▶ _YOUR INSTRUCTIONS_
Without including any images, repeat the data exactly.

━━━━━━

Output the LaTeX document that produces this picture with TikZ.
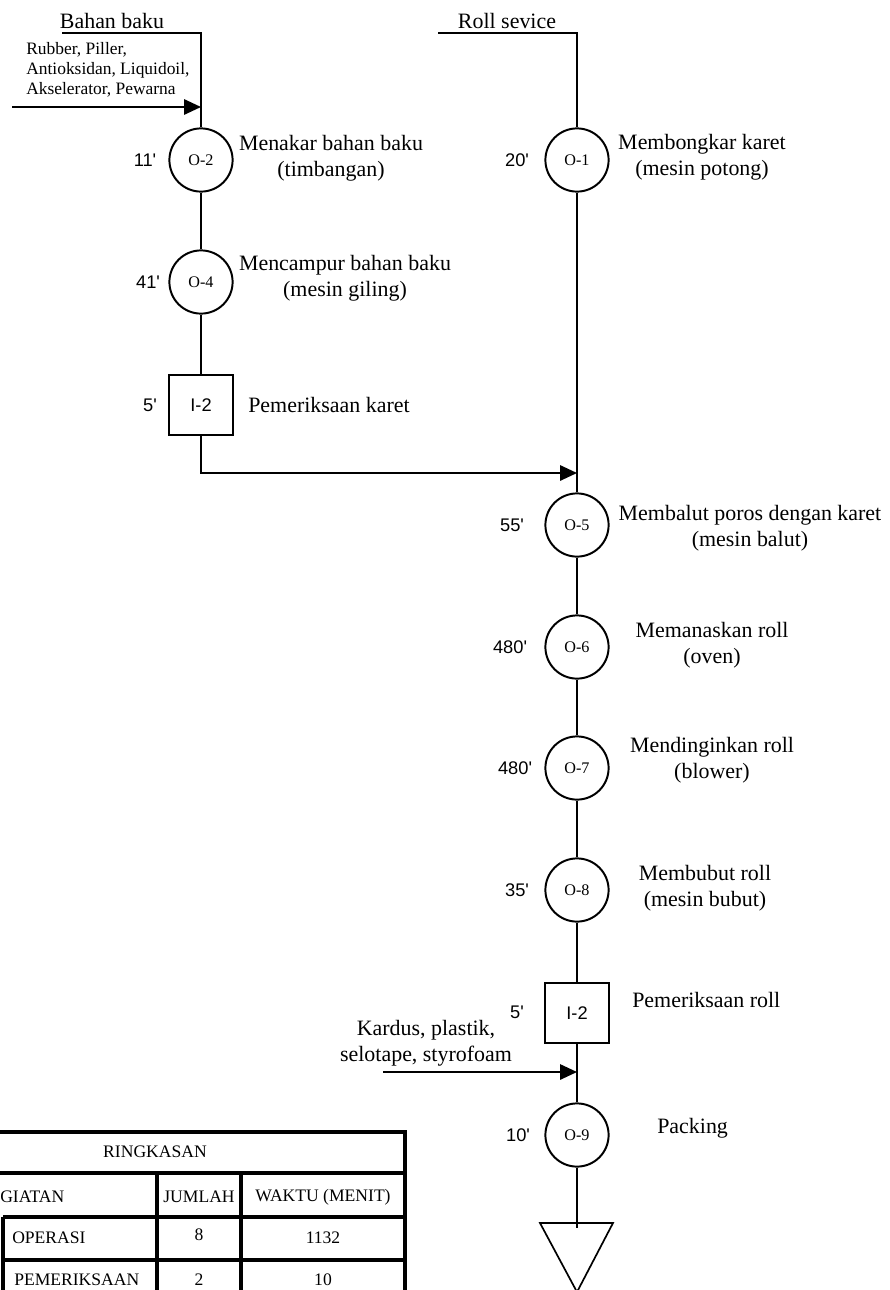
\documentclass[tikz,border=0pt]{standalone}
\usepackage{fontspec}
\setmainfont{Liberation Serif}
\newfontfamily\arialf{Liberation Sans}
\usetikzlibrary{arrows.meta}
\newcommand\labf{\fontsize{15.6}{18.5}\selectfont}
\newcommand\smlf{\fontsize{12.4}{14.2}\selectfont}
\newcommand\timf{\arialf\fontsize{13}{15}\selectfont}
\newcommand\tabf{\fontsize{12.5}{15}\selectfont}
\tikzset{
  op/.style  ={circle,draw,line width=1.4pt,minimum size=1.58cm,inner sep=0pt,font=\fontsize{11.5}{13}\selectfont},
  insp/.style={rectangle,draw,line width=1.4pt,minimum width=1.58cm,minimum height=1.52cm,inner sep=0pt,font=\arialf\fontsize{13}{15}\selectfont},
  lbl/.style ={align=center,inner sep=0pt,font=\labf},
  tm/.style  ={inner sep=0pt,font=\timf},
  tb/.style  ={inner sep=0pt,font=\tabf},
  flow/.style={line width=1.4pt},
  ar/.style  ={line width=1.4pt,-{Triangle[length=0.42cm,width=0.38cm]}},
  grid/.style={line width=2.8pt},
}
\begin{document}
\begin{tikzpicture}[x=0.025cm,y=-0.025cm]
  \useasboundingbox (0,0) rectangle (889,1290);
  % left branch: bahan baku
  \node[op]   (o2)  at (201,160){O-2};
  \node[op]   (o4)  at (201,282){O-4};
  \node[insp] (i2a) at (201,405){I-2};
  \coordinate (bb) at (62,33);
  \coordinate (bc) at (201,33);
  \coordinate (in1) at (12,107);
  \coordinate (j1) at (201,107);
  \draw[flow] (bb) -- (bc) -- (o2);
  \draw[flow] (o2) -- (o4) -- (i2a);
  \draw[ar] (in1) -- (j1);
  \node[lbl] (tbb) at (112,21){Bahan baku};
  \node[anchor=west,align=left,inner sep=0pt,font=\smlf] (tmat) at (26,70)
    {Rubber, Piller,\\Antioksidan, Liquidoil,\\Akselerator, Pewarna};
  \node[tm] (t2) at (145,160){11'};
  \node[tm] (t4) at (148,282){41'};
  \node[tm] (ti1) at (150,405){5'};
  \node[lbl] (l2) at (331,158){Menakar bahan baku\\(timbangan)};
  \node[lbl] (l4) at (345,278){Mencampur bahan baku\\(mesin giling)};
  \node[lbl,anchor=west] (li1) at (248,405){Pemeriksaan karet};
  % right branch: roll service
  \node[op]   (o1)  at (577,160){O-1};
  \node[op]   (o5)  at (577,525){O-5};
  \node[op]   (o6)  at (577,647){O-6};
  \node[op]   (o7)  at (577,768){O-7};
  \node[op]   (o8)  at (577,890){O-8};
  \node[insp] (i2b) at (577,1013){I-2};
  \node[op]   (o9)  at (577,1135){O-9};
  \coordinate (rs) at (438,33);
  \coordinate (rc) at (577,33);
  \coordinate (j2) at (577,473);
  \coordinate (kd) at (383,1072);
  \coordinate (j3) at (577,1072);
  \coordinate (tri) at (577,1228);
  \draw[flow] (rs) -- (rc) -- (o1);
  \draw[flow] (o1) -- (o5) -- (o6) -- (o7) -- (o8) -- (i2b) -- (o9) -- (tri);
  \draw[ar] (i2a) |- (j2);
  \draw[ar] (kd) -- (j3);
  \draw[line width=1.2pt] (540,1223) -- (613,1223) -- (577,1292) -- cycle; % storage
  \node[lbl] (trs) at (507,21){Roll sevice};
  \node[tm] (t1) at (517,160){20'};
  \node[tm] (t5) at (512,525){55'};
  \node[tm] (t6) at (510,647){480'};
  \node[tm] (t7) at (515,768){480'};
  \node[tm] (t8) at (517,890){35'};
  \node[tm] (ti2) at (517,1012){5'};
  \node[tm] (t9) at (518,1135){10'};
  \node[lbl] (l1) at (702,157){Membongkar karet\\(mesin potong)};
  \node[lbl] (l5) at (750,528){Membalut poros dengan karet\\(mesin balut)};
  \node[lbl] (l6) at (712,645){Memanaskan roll\\(oven)};
  \node[lbl] (l7) at (712,760){Mendinginkan roll\\(blower)};
  \node[lbl] (l8) at (705,888){Membubut roll\\(mesin bubut)};
  \node[lbl,anchor=west] (li2) at (632,1000){Pemeriksaan roll};
  \node[lbl] (lkd) at (426,1043){Kardus, plastik,\\selotape, styrofoam};
  \node[lbl,anchor=west] (l9) at (657,1128){Packing};
  % ringkasan table
  \draw[grid] (-5,1132) -- (405,1132);
  \draw[grid] (-5,1173) -- (405,1173);
  \draw[grid] (3,1217) -- (405,1217);
  \draw[grid] (3,1260) -- (405,1260);
  \draw[grid] (405,1130) -- (405,1300);
  \draw[grid] (157,1173) -- (157,1300);
  \draw[grid] (241,1173) -- (241,1300);
  \draw[grid] (3,1217) -- (3,1300);
  \node[tb] (h0) at (155,1152){RINGKASAN};
  \node[tb,anchor=west] (h1) at (0,1197){GIATAN};
  \node[tb] (h2) at (199,1197){JUMLAH};
  \node[tb] (h3) at (323,1197){WAKTU (MENIT)};
  \node[tb,anchor=west] (r1) at (12,1238){OPERASI};
  \node[tb] (r1n) at (199,1235){8};
  \node[tb] (r1w) at (323,1238){1132};
  \node[tb,anchor=west] (r2) at (14,1280){PEMERIKSAAN};
  \node[tb] (r2n) at (199,1280){2};
  \node[tb] (r2w) at (323,1280){10};
\end{tikzpicture}
\end{document}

━━━━━━

▶ _FULL RESPONSE_
Output the LaTeX document that produces this picture with TikZ.
\documentclass[tikz,border=0pt]{standalone}
\usepackage{fontspec}
\setmainfont{Liberation Serif}
\newfontfamily\arialf{Liberation Sans}
\usetikzlibrary{arrows.meta}
\newcommand\labf{\fontsize{15.6}{18.5}\selectfont}
\newcommand\smlf{\fontsize{12.4}{14.2}\selectfont}
\newcommand\timf{\arialf\fontsize{13}{15}\selectfont}
\newcommand\tabf{\fontsize{12.5}{15}\selectfont}
\tikzset{
  op/.style  ={circle,draw,line width=1.4pt,minimum size=1.58cm,inner sep=0pt,font=\fontsize{11.5}{13}\selectfont},
  insp/.style={rectangle,draw,line width=1.4pt,minimum width=1.58cm,minimum height=1.52cm,inner sep=0pt,font=\arialf\fontsize{13}{15}\selectfont},
  lbl/.style ={align=center,inner sep=0pt,font=\labf},
  tm/.style  ={inner sep=0pt,font=\timf},
  tb/.style  ={inner sep=0pt,font=\tabf},
  flow/.style={line width=1.4pt},
  ar/.style  ={line width=1.4pt,-{Triangle[length=0.42cm,width=0.38cm]}},
  grid/.style={line width=2.8pt},
}
\begin{document}
\begin{tikzpicture}[x=0.025cm,y=-0.025cm]
  \useasboundingbox (0,0) rectangle (889,1290);
  % left branch: bahan baku
  \node[op]   (o2)  at (201,160){O-2};
  \node[op]   (o4)  at (201,282){O-4};
  \node[insp] (i2a) at (201,405){I-2};
  \coordinate (bb) at (62,33);
  \coordinate (bc) at (201,33);
  \coordinate (in1) at (12,107);
  \coordinate (j1) at (201,107);
  \draw[flow] (bb) -- (bc) -- (o2);
  \draw[flow] (o2) -- (o4) -- (i2a);
  \draw[ar] (in1) -- (j1);
  \node[lbl] (tbb) at (112,21){Bahan baku};
  \node[anchor=west,align=left,inner sep=0pt,font=\smlf] (tmat) at (26,70)
    {Rubber, Piller,\\Antioksidan, Liquidoil,\\Akselerator, Pewarna};
  \node[tm] (t2) at (145,160){11'};
  \node[tm] (t4) at (148,282){41'};
  \node[tm] (ti1) at (150,405){5'};
  \node[lbl] (l2) at (331,158){Menakar bahan baku\\(timbangan)};
  \node[lbl] (l4) at (345,278){Mencampur bahan baku\\(mesin giling)};
  \node[lbl,anchor=west] (li1) at (248,405){Pemeriksaan karet};
  % right branch: roll service
  \node[op]   (o1)  at (577,160){O-1};
  \node[op]   (o5)  at (577,525){O-5};
  \node[op]   (o6)  at (577,647){O-6};
  \node[op]   (o7)  at (577,768){O-7};
  \node[op]   (o8)  at (577,890){O-8};
  \node[insp] (i2b) at (577,1013){I-2};
  \node[op]   (o9)  at (577,1135){O-9};
  \coordinate (rs) at (438,33);
  \coordinate (rc) at (577,33);
  \coordinate (j2) at (577,473);
  \coordinate (kd) at (383,1072);
  \coordinate (j3) at (577,1072);
  \coordinate (tri) at (577,1228);
  \draw[flow] (rs) -- (rc) -- (o1);
  \draw[flow] (o1) -- (o5) -- (o6) -- (o7) -- (o8) -- (i2b) -- (o9) -- (tri);
  \draw[ar] (i2a) |- (j2);
  \draw[ar] (kd) -- (j3);
  \draw[line width=1.2pt] (540,1223) -- (613,1223) -- (577,1292) -- cycle; % storage
  \node[lbl] (trs) at (507,21){Roll sevice};
  \node[tm] (t1) at (517,160){20'};
  \node[tm] (t5) at (512,525){55'};
  \node[tm] (t6) at (510,647){480'};
  \node[tm] (t7) at (515,768){480'};
  \node[tm] (t8) at (517,890){35'};
  \node[tm] (ti2) at (517,1012){5'};
  \node[tm] (t9) at (518,1135){10'};
  \node[lbl] (l1) at (702,157){Membongkar karet\\(mesin potong)};
  \node[lbl] (l5) at (750,528){Membalut poros dengan karet\\(mesin balut)};
  \node[lbl] (l6) at (712,645){Memanaskan roll\\(oven)};
  \node[lbl] (l7) at (712,760){Mendinginkan roll\\(blower)};
  \node[lbl] (l8) at (705,888){Membubut roll\\(mesin bubut)};
  \node[lbl,anchor=west] (li2) at (632,1000){Pemeriksaan roll};
  \node[lbl] (lkd) at (426,1043){Kardus, plastik,\\selotape, styrofoam};
  \node[lbl,anchor=west] (l9) at (657,1128){Packing};
  % ringkasan table
  \draw[grid] (-5,1132) -- (405,1132);
  \draw[grid] (-5,1173) -- (405,1173);
  \draw[grid] (3,1217) -- (405,1217);
  \draw[grid] (3,1260) -- (405,1260);
  \draw[grid] (405,1130) -- (405,1300);
  \draw[grid] (157,1173) -- (157,1300);
  \draw[grid] (241,1173) -- (241,1300);
  \draw[grid] (3,1217) -- (3,1300);
  \node[tb] (h0) at (155,1152){RINGKASAN};
  \node[tb,anchor=west] (h1) at (0,1197){GIATAN};
  \node[tb] (h2) at (199,1197){JUMLAH};
  \node[tb] (h3) at (323,1197){WAKTU (MENIT)};
  \node[tb,anchor=west] (r1) at (12,1238){OPERASI};
  \node[tb] (r1n) at (199,1235){8};
  \node[tb] (r1w) at (323,1238){1132};
  \node[tb,anchor=west] (r2) at (14,1280){PEMERIKSAAN};
  \node[tb] (r2n) at (199,1280){2};
  \node[tb] (r2w) at (323,1280){10};
\end{tikzpicture}
\end{document}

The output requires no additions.